**Direction**
From the first line of the data through the line containing "from matplotlib.patches import Rectangle", return each line exactly.

**Raw data**
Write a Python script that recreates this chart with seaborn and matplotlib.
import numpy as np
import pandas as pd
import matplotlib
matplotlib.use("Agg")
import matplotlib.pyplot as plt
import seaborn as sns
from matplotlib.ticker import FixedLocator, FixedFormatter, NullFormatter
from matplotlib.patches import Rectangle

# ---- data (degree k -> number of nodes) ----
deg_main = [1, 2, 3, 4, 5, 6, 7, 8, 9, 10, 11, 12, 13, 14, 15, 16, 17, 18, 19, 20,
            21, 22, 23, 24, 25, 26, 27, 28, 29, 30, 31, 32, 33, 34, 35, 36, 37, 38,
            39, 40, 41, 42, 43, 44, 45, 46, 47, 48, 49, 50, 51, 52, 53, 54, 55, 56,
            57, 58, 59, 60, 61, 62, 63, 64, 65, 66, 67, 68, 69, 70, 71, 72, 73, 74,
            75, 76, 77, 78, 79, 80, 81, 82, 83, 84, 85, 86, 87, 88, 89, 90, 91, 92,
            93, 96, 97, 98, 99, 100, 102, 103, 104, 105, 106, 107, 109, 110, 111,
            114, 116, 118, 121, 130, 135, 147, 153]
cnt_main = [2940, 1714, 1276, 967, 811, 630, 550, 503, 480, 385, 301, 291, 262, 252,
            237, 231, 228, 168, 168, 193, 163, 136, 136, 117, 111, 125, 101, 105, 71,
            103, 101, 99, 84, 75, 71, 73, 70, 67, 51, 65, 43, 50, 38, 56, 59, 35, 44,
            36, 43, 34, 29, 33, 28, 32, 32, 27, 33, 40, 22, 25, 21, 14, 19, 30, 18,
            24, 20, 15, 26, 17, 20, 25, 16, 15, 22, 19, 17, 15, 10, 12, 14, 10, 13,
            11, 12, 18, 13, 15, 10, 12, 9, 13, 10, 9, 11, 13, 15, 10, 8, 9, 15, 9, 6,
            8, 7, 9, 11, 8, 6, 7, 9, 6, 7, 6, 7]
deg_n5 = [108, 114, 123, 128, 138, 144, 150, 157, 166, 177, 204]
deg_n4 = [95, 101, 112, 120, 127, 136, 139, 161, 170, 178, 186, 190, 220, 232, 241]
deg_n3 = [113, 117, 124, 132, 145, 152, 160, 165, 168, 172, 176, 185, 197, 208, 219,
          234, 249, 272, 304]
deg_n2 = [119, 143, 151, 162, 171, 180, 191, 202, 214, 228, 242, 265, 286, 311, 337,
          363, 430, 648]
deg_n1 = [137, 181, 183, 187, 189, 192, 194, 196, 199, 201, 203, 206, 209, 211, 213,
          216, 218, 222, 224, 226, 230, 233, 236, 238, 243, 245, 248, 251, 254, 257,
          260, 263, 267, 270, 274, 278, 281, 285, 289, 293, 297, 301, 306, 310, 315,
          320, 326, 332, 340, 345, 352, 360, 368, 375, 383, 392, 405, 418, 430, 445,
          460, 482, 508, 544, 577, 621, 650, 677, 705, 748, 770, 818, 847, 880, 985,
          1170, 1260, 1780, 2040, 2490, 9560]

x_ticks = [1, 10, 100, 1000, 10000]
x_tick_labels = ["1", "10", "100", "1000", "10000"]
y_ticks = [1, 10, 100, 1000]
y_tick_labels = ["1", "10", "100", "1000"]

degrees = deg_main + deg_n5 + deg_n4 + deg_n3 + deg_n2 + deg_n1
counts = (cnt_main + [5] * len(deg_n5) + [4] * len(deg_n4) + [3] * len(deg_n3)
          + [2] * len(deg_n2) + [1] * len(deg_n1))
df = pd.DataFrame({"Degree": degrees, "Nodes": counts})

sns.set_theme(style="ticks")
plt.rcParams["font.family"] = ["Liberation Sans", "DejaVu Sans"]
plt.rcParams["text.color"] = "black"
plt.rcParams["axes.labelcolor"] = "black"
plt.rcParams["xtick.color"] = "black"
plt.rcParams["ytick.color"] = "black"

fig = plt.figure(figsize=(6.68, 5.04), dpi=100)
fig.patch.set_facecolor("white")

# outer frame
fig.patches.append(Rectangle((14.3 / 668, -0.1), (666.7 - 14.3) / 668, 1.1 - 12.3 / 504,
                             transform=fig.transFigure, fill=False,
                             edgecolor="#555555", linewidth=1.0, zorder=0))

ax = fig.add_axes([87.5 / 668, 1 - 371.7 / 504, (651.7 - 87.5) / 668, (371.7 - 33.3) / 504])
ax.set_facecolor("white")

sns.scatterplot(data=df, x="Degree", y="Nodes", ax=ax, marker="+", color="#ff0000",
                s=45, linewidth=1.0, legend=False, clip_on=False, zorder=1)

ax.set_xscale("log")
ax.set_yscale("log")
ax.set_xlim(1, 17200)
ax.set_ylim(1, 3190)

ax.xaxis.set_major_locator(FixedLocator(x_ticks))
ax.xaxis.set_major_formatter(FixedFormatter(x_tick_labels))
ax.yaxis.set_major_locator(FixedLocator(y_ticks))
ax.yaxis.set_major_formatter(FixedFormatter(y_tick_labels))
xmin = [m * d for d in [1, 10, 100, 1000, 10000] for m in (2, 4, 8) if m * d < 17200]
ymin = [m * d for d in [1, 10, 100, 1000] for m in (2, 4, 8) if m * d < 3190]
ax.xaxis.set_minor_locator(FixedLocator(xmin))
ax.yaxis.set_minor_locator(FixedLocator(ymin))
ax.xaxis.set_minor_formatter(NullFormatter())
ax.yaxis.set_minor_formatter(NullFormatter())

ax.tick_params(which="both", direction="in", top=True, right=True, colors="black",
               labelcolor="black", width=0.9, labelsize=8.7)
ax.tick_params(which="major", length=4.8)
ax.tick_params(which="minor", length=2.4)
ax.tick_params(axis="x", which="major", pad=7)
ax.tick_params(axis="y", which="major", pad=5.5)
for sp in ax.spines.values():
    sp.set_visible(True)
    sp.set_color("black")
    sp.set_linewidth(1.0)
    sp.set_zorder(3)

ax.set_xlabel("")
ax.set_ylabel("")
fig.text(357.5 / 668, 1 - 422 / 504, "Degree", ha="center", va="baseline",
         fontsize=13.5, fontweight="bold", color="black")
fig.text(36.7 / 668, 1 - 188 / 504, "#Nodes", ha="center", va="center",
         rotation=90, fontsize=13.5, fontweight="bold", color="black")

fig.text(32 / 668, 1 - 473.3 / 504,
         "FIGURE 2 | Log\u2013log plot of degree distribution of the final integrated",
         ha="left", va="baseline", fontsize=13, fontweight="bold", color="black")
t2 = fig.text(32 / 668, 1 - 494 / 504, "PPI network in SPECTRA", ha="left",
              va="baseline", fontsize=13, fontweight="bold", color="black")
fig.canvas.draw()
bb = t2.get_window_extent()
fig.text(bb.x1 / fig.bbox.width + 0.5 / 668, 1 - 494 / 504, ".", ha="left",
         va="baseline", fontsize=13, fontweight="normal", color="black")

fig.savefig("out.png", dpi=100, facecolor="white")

**In response**
Write a Python script that recreates this chart with seaborn and matplotlib.
import numpy as np
import pandas as pd
import matplotlib
matplotlib.use("Agg")
import matplotlib.pyplot as plt
import seaborn as sns
from matplotlib.ticker import FixedLocator, FixedFormatter, NullFormatter
from matplotlib.patches import Rectangle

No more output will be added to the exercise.